The Biden administration’s secret planning began in April 2021 when Russia massed about 100,000 troops on the Ukrainian border. The buildup turned out to be a feint, but Blinken and other officials discussed U.S. intelligence about Russia’s actions with leaders of Britain, France and Germany at a NATO meeting in Brussels that month. Their message was, “We need to get ourselves prepared,” a senior State Department official said.
Germany was a reluctant but essential ally, and the Biden administration made a controversial decision last summer that was probably crucial in gaining German support against Russia. Biden gave Germany a pass on an initial round of sanctions against a company building the Nord Stream 2 pipeline in exchange for a pledge from Chancellor Angela Merkel that if Russia invaded, Nord Stream 2 would be scrapped.

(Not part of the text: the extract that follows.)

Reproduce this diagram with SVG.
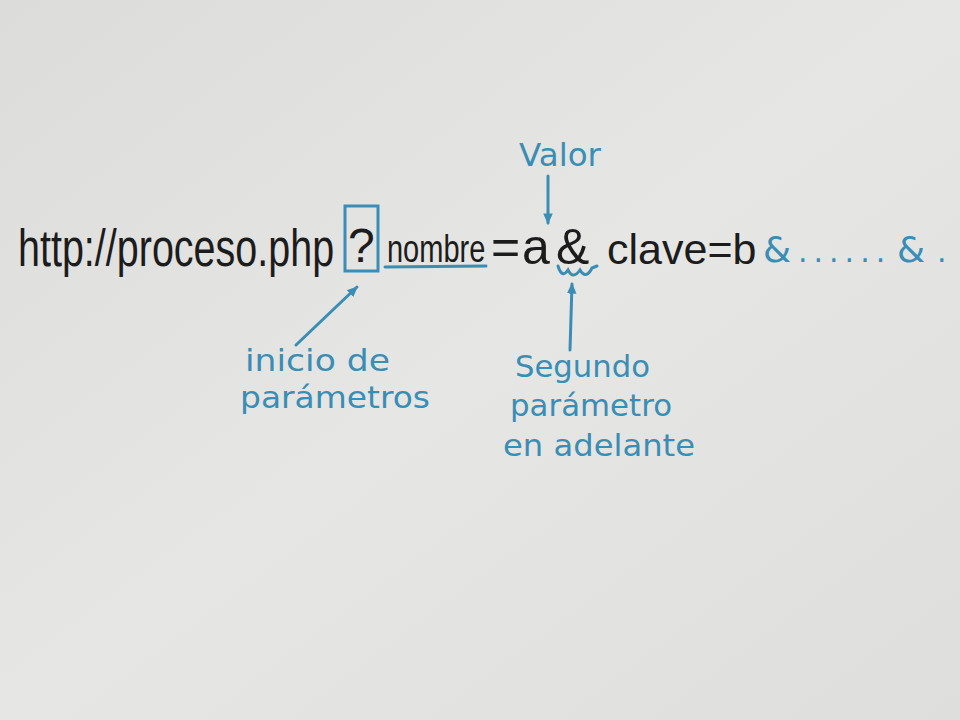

When the invasion came, Merkel was gone but her successor, Olaf Scholz, kept the promise.
By avoiding a crisis with Germany early on, Blinken said, “the net result was that the foundation was in place when the Russians went ahead with the aggression.”
This U.S. diplomacy gets high marks from Emily Haber, the German ambassador to Washington. “The wording in the joint statement [about Nord Stream] was vague, but the administration trusted the old — and later the new — chancellor to follow up on it. Which is what happened,” she told me. “A sublime form, I thought, of partnership management.”